MCC was founded by the Rev. Troy Perry in Los Angeles on the 6th of October, 1968. Troy who comes from a Pentecostal background is the moderator of his fellowship. He is assisted by a board of nine elders who may be women or men, ordained or lay. All members of the church have equal status, there is no hierarchy as such. Pastors and deacons are set aside to preach and serve but all members may lead worship and preside at the Lords table.

The church grew in number and inner strength. By 1970 there were congregations in San Diego, San Francisco and Chicago and at present there are over 240 churches throughout the world in such diverse places as Australia, Denmark, Nigeria and Indonesia though the majority of members are in North America.

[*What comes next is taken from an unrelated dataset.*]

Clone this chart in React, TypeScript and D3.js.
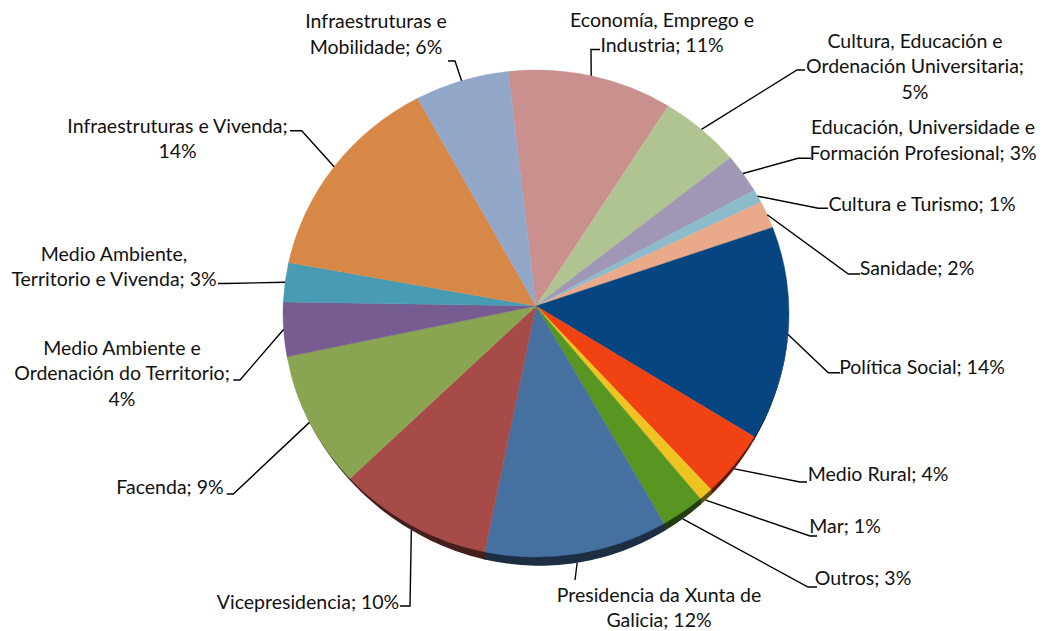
import React from 'react';
import * as d3 from 'd3';

// ---- data ----
const categories = [
  'Economía, Emprego e Industria',
  'Cultura, Educación e Ordenación Universitaria',
  'Educación, Universidade e Formación Profesional',
  'Cultura e Turismo',
  'Sanidade',
  'Política Social',
  'Medio Rural',
  'Mar',
  'Outros',
  'Presidencia da Xunta de Galicia',
  'Vicepresidencia',
  'Facenda',
  'Medio Ambiente e Ordenación do Territorio',
  'Medio Ambiente, Territorio e Vivenda',
  'Infraestruturas e Vivenda',
  'Infraestruturas e Mobilidade',
];
const values = [10.5, 5.2, 2.6, 0.9, 1.8, 14.2, 4.4, 0.9, 2.8, 11.7, 9.9, 9.0, 3.6, 2.6, 13.9, 6.0];
const labelLines = [
  ['Economía, Emprego e', 'Industria; 11%'],
  ['Cultura, Educación e', 'Ordenación Universitaria;', '5%'],
  ['Educación, Universidade e', 'Formación Profesional; 3%'],
  ['Cultura e Turismo; 1%'],
  ['Sanidade; 2%'],
  ['Política Social; 14%'],
  ['Medio Rural; 4%'],
  ['Mar; 1%'],
  ['Outros; 3%'],
  ['Presidencia da Xunta de', 'Galicia; 12%'],
  ['Vicepresidencia; 10%'],
  ['Facenda; 9%'],
  ['Medio Ambiente e', 'Ordenación do Territorio;', '4%'],
  ['Medio Ambiente,', 'Territorio e Vivenda; 3%'],
  ['Infraestruturas e Vivenda;', '14%'],
  ['Infraestruturas e', 'Mobilidade; 6%'],
];

// ---- styles / layout ----
const colors = [
  '#C9908E', '#B0C492', '#A096B6', '#8CBCCC', '#EAAA8A', '#074580', '#F04212', '#F0C420',
  '#589622', '#4670A0', '#A64B48', '#8AA552', '#765C91', '#489BB2', '#D88846', '#93A7C9',
];
const labelCX = [662, 915, 923, 922, 917, 922, 878, 845, 863, 659, 308, 170, 122, 114, 177.5, 376];
const labelY0 = [19, 40, 126.5, 203.3, 267.3, 366, 473, 525, 577, 594, 601.7, 486.7, 347.3, 253.3, 125, 20.5];
const elbowX = [591, 797, 798, 818.3, 848.3, 828.3, 800, 810, 808, 575, 410, 233.3, 240, 226, 301.7, 455];
const elbowY = [49.5, 70, 158.3, 208.3, 274, 372.7, 482, 536, 587, 580, 606, 494, 380, 283.5, 130.7, 61];
const hookX = [600, 805, 811, 828, 860, 840, 807, 817, 817, 575, 400, 226.7, 233.3, 218, 290, 448];

const W = 1045;
const H = 631;
const CX = 536;
const CY = 313.5;
const RX = 253;
const RY = 243.5;
const APEX_Y = 306;
const DEPTH = 9;
const START = (-6.3 * Math.PI) / 180;
const LINE_H = 25.5;

const pt = (a: number): [number, number] => [CX + RX * Math.sin(a), CY - RY * Math.cos(a)];
const thick = (a: number) => {
  const c = Math.cos(a - (170 * Math.PI) / 180);
  return c > 0 ? DEPTH * Math.pow(c, 2.5) : 0;
};

export default function App() {
  const arcs = d3
    .pie<number>()
    .sort(null)
    .startAngle(START)
    .endAngle(START + 2 * Math.PI)(values);

  const line = d3.line<[number, number]>();

  const slicePath = (a0: number, a1: number) => {
    const [x0, y0] = pt(a0);
    const [x1, y1] = pt(a1);
    const large = a1 - a0 > Math.PI ? 1 : 0;
    return `M${CX},${APEX_Y}L${x0},${y0}A${RX},${RY} 0 ${large} 1 ${x1},${y1}Z`;
  };

  const lo = (95 * Math.PI) / 180;
  const hi = (255 * Math.PI) / 180;
  const sides = arcs
    .map((a, i) => {
      const s = Math.max(a.startAngle - 0.004, lo);
      const e = Math.min(a.endAngle + 0.004, hi);
      if (e <= s) return null;
      const n = 40;
      const top: [number, number][] = [];
      const bot: [number, number][] = [];
      for (let k = 0; k <= n; k++) {
        const t = s + ((e - s) * k) / n;
        const [x, y] = pt(t);
        top.push([x, y - 1]);
        bot.push([x, y + thick(t)]);
      }
      const d = line([...top, ...bot.reverse()]) + 'Z';
      const c = d3.color(colors[i])!.darker(2.5).formatHex();
      return { d, c, i };
    })
    .filter(Boolean) as { d: string; c: string; i: number }[];

  return (
    <svg
      width={W}
      height={H}
      style={{ position: 'absolute', left: 0, top: 0, background: '#fff' }}
      xmlns="http://www.w3.org/2000/svg"
    >
      <g>
        {sides.map((s) => (
          <path key={'s' + s.i} d={s.d} fill={s.c} />
        ))}
      </g>
      <g>
        {arcs.map((a, i) => (
          <path
            key={categories[i]}
            d={slicePath(a.startAngle, a.endAngle)}
            fill={colors[i]}
            stroke={colors[i]}
            strokeWidth={0.4}
          />
        ))}
      </g>
      <g fill="none" stroke="#000" strokeWidth={1.4}>
        {arcs.map((a, i) => {
          const mid = (a.startAngle + a.endAngle) / 2;
          const [x, y] = pt(mid);
          const p0: [number, number] = [x, y + thick(mid)];
          return (
            <path
              key={'l' + i}
              d={line([p0, [elbowX[i], elbowY[i]], [hookX[i], elbowY[i]]]) || ''}
            />
          );
        })}
      </g>
      <g
        fontFamily="Lato, 'Open Sans', sans-serif"
        fontSize={19.5}
        fill="#111"
        textAnchor="middle"
        dominantBaseline="central"
      >
        {labelLines.map((lines, i) =>
          lines.map((t, j) => (
            <text key={i + '-' + j} x={labelCX[i]} y={labelY0[i] + j * LINE_H}>
              {t}
            </text>
          ))
        )}
      </g>
    </svg>
  );
}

It is now hoped that there will be sufficient interest in Ireland to bring this special ministry to the gay community here.

MCC is here for those who feel a God-shaped gap in their lives, who need to be reassured of Gods love and who feel they do not fit in to any of the mainline denominations.

From the beginning people have come to MCC from every conceivable Christian tradition. The result has been a rich blend of Pentecostal spontaneity and exuberance combined with the solemnity of Anglican, orthodox and Roman Catholic liturgy. The Sunday services are always Eucharistic and in some churches there are bible studies, prayer groups and membership classes during the week.

MCC ascribes to belief in the historic Creeds, the inspiration of scripture and the priesthood of all believers.

The Universal Fellowship is committed to eradicating sexism and the use of inclusive language in its worship and life. The care of people with AIDS, political activism, nuclear disarmament, world peace and social justice are urgent concerns close to the hearts of all members of the Fellowship.